Question: The Wright Company reports the following information for the year ended December 31, 2007: Pretax income from continuing operations ...........$160,000a Pretax gain from sale of

The Wright Company reports the following information for the year ended December 31, 2007:
Pretax income from continuing operations ...........$160,000a
Pretax gain from sale of investment (extraordinary item) .......30,000
Pretax income from operations of discontinued Division M .....27,000
Pretax loss on disposal of Division M ..............(45,000)
Pretax correction of error in understating depreciation in 2006 ....(8,000)
Retained earnings, January 1, 2007 ..............410,000
Cash dividends during 2007 ..................48,000
Total income tax .....................36,000b
a. Of this amount, revenues are $400,000 and expenses are $240,000.
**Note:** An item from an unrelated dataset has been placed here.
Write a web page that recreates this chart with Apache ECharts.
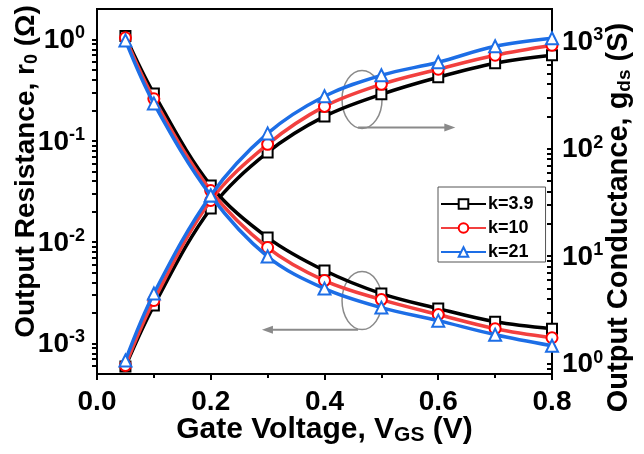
<!DOCTYPE html>
<html>
<head>
<meta charset="utf-8">
<script src="https://cdn.jsdelivr.net/npm/echarts@6/dist/echarts.min.js"></script>
<style>
  html, body { margin: 0; padding: 0; background: #fff; }
  #chart { width: 644px; height: 454px; }
</style>
</head>
<body>
<div id="chart"></div>
<script>
// gate voltage points
var vgs = [0.05, 0.1, 0.2, 0.3, 0.4, 0.5, 0.6, 0.7, 0.8];

// output resistance r0 (ohm), left axis
var r0_k39 = [1.08, 0.293, 0.0362, 0.0111, 0.00525, 0.00311, 0.00221, 0.00164, 0.0014];
var r0_k10 = [1.04, 0.26, 0.0323, 0.00885, 0.00418, 0.00271, 0.00193, 0.0014, 0.00114];
var r0_k21 = [0.98, 0.234, 0.0288, 0.00721, 0.00348, 0.00226, 0.00168, 0.00122, 0.00095];

// output conductance gds (S), right axis
var gds_k39 = [0.94, 3.47, 27.8, 92.5, 200, 321, 463, 625, 742];
var gds_k10 = [0.96, 3.87, 33, 110, 248, 398, 550, 742, 920];
var gds_k21 = [1.07, 4.49, 36.8, 139, 308, 483, 639, 900, 1069];

var legendNames = ['k=3.9', 'k=10', 'k=21'];
var rMajor = [1e-3, 1e-2, 1e-1, 1];
var gMajor = [1, 10, 100, 1000];

var font = 'Liberation Sans, Arial, sans-serif';

function pairs(xs, ys) {
    return xs.map(function (x, i) { return [x, ys[i]]; });
}

function minorLogTicks(lo, hi) {
    var out = [];
    for (var e = -4; e <= 4; e++) {
        for (var m = 2; m <= 9; m++) {
            var v = m * Math.pow(10, e);
            if (v > lo && v < hi) out.push(v);
        }
    }
    return out;
}

function powLabel(value) {
    var e = Math.round(Math.log10(value));
    return '{b|10}{sup|' + (e < 0 ? '-' + (-e) : e) + '}';
}

var tickRich = {
    b: { fontSize: 28, fontWeight: 'bold', fontFamily: font, color: '#000', lineHeight: 30, padding: [2, 0, 0, 0], verticalAlign: 'bottom' },
    sup: { fontSize: 18, fontWeight: 'bold', fontFamily: font, color: '#000', lineHeight: 18, verticalAlign: 'top' }
};

function nameRich(size, subSize) {
    return {
        b: { fontSize: size, fontWeight: 'bold', fontFamily: font, color: '#000', lineHeight: size + 1, padding: [0, 0, 8, 0], verticalAlign: 'top' },
        sub: { fontSize: subSize, fontWeight: 'bold', fontFamily: font, color: '#000', lineHeight: subSize + 1, verticalAlign: 'bottom' }
    };
}

var rMin = 5e-4, rMax = 2;
var gMin = 0.8, gMax = 2000;

var colors = ['#000000', '#f2403f', '#1d6ee6'];
var borders = ['#000000', '#ff0000', '#1d6ee6'];
var symbols = ['rect', 'circle', 'triangle'];
var symbolSizes = [10, 11, 12];

function makeSeries(name, idx, data, yAxisIndex) {
    return {
        name: name,
        type: 'line',
        yAxisIndex: yAxisIndex,
        data: pairs(vgs, data),
        smooth: 0.35,
        symbol: symbols[idx],
        symbolSize: symbolSizes[idx],
        showAllSymbol: true,
        lineStyle: { color: colors[idx], width: 3.5 },
        itemStyle: { color: '#fff', borderColor: borders[idx], borderWidth: 2 },
        z: 2 + idx
    };
}

var chartDom = document.getElementById('chart');
var myChart = echarts.init(chartDom, null, { renderer: 'canvas' });

var option = {
    animation: false,
    backgroundColor: '#fff',
    grid: {
        left: 97, right: 92, top: 9, bottom: 80,
        containLabel: false,
        outerBoundsMode: 'none',
        show: true, borderColor: '#000', borderWidth: 2, backgroundColor: 'transparent'
    },
    legend: {
        data: legendNames,
        orient: 'vertical',
        left: 438,
        top: 187,
        itemWidth: 45,
        itemHeight: 12,
        itemGap: 6,
        padding: [8, 12, 1, 2],
        borderColor: '#555',
        borderWidth: 1,
        textStyle: { fontSize: 18, fontWeight: 'bold', fontFamily: font, color: '#000', padding: [0, 0, 0, -3] }
    },
    xAxis: {
        type: 'value',
        min: 0,
        max: 0.8,
        interval: 0.2,
        name: '{b|Gate Voltage, V}{sub|GS}{b| (V)}',
        nameLocation: 'middle',
        nameGap: 41,
        nameMoveOverlap: false,
        nameTextStyle: { rich: nameRich(30, 21) },
        axisLine: { lineStyle: { color: '#000', width: 2 } },
        axisTick: { length: 6, lineStyle: { width: 2, color: '#000' } },
        minorTick: { show: true, splitNumber: 2, length: 4, lineStyle: { width: 2, color: '#000' } },
        splitLine: { show: false },
        axisLabel: {
            margin: 14,
            fontSize: 28, fontWeight: 'bold', fontFamily: font, color: '#000',
            formatter: function (v) { return v.toFixed(1); }
        }
    },
    yAxis: [
        {
            type: 'log',
            logBase: 10,
            min: rMin,
            max: rMax,
            position: 'left',
            name: '{b|Output Resistance, r}{sub|0}{b| (Ω)}',
            nameLocation: 'middle',
            nameGap: 56,
            nameMoveOverlap: false,
            nameTextStyle: { rich: nameRich(28, 18), padding: [0, 0, 0, 40] },
            axisLine: { show: true, lineStyle: { color: '#000', width: 2 } },
            axisTick: { length: 5, lineStyle: { width: 2, color: '#000' }, customValues: rMajor.concat(minorLogTicks(rMin, rMax)) },
            splitLine: { show: false },
            axisLabel: {
                margin: 12,
                customValues: rMajor,
                formatter: powLabel,
                rich: tickRich
            }
        },
        {
            type: 'log',
            logBase: 10,
            min: gMin,
            max: gMax,
            position: 'right',
            name: '{b|Output Conductance, g}{sub|ds}{b| (S)}',
            nameLocation: 'middle',
            nameGap: 52,
            nameMoveOverlap: false,
            nameTextStyle: { rich: nameRich(29, 19), padding: [0, 52, 0, 0] },
            axisLine: { show: true, lineStyle: { color: '#000', width: 2 } },
            axisTick: { inside: true, length: 5, lineStyle: { width: 2, color: '#000' }, customValues: gMajor.concat(minorLogTicks(gMin, gMax)) },
            splitLine: { show: false },
            axisLabel: {
                margin: 10,
                customValues: gMajor,
                formatter: powLabel,
                rich: tickRich
            }
        }
    ],
    series: [
        makeSeries(legendNames[0], 0, r0_k39, 0),
        makeSeries(legendNames[1], 1, r0_k10, 0),
        makeSeries(legendNames[2], 2, r0_k21, 0),
        makeSeries(legendNames[0], 0, gds_k39, 1),
        makeSeries(legendNames[1], 1, gds_k10, 1),
        makeSeries(legendNames[2], 2, gds_k21, 1)
    ]
};

myChart.setOption(option);

// ellipse + arrow callouts, placed in data coordinates
function toPx(x, y, yIdx) {
    return myChart.convertToPixel({ xAxisIndex: 0, yAxisIndex: yIdx }, [x, y]);
}

function arrow(from, to) {
    var dir = to[0] > from[0] ? 1 : -1;
    return [
        {
            type: 'line',
            shape: { x1: from[0], y1: from[1], x2: to[0] - dir * 8, y2: to[1] },
            style: { stroke: '#8a8a8a', lineWidth: 2 }
        },
        {
            type: 'polygon',
            shape: { points: [[to[0], to[1]], [to[0] - dir * 11, to[1] - 4], [to[0] - dir * 11, to[1] + 4]] },
            style: { fill: '#8a8a8a' }
        }
    ];
}

var topC = toPx(0.466, 288, 1);
var topA = toPx(0.459, 158, 1);
var topB = toPx(0.63, 158, 1);
var botC = toPx(0.466, 0.00265, 0);
var botA = toPx(0.459, 0.00137, 0);
var botB = toPx(0.29, 0.00137, 0);

var elements = [
    { type: 'ellipse', shape: { cx: topC[0], cy: topC[1], rx: 20, ry: 29 }, style: { fill: 'none', stroke: '#8a8a8a', lineWidth: 1.5 } },
    { type: 'ellipse', shape: { cx: botC[0], cy: botC[1], rx: 20, ry: 29 }, style: { fill: 'none', stroke: '#8a8a8a', lineWidth: 1.5 } }
].concat(arrow(topA, topB)).concat(arrow(botA, botB));

myChart.setOption({ graphic: elements });
</script>
</body>
</html>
b. Of this amount $7,500 relates to the extraordinary item; $6,750 relates to the pretax income from the operations of discontinued Division M; the pretax loss on the disposal of Division M resulted in an income tax savings of $11,250; and the pretax correction of the depreciation error resulted in an income tax savings of $2,000.
Required
1. Prepare the year-end journal entry necessary to record the 2007 intraperiod income tax allocation in regard to the preceding information.
2. Prepare Wright’s 2007 income statement and statement of retained earnings.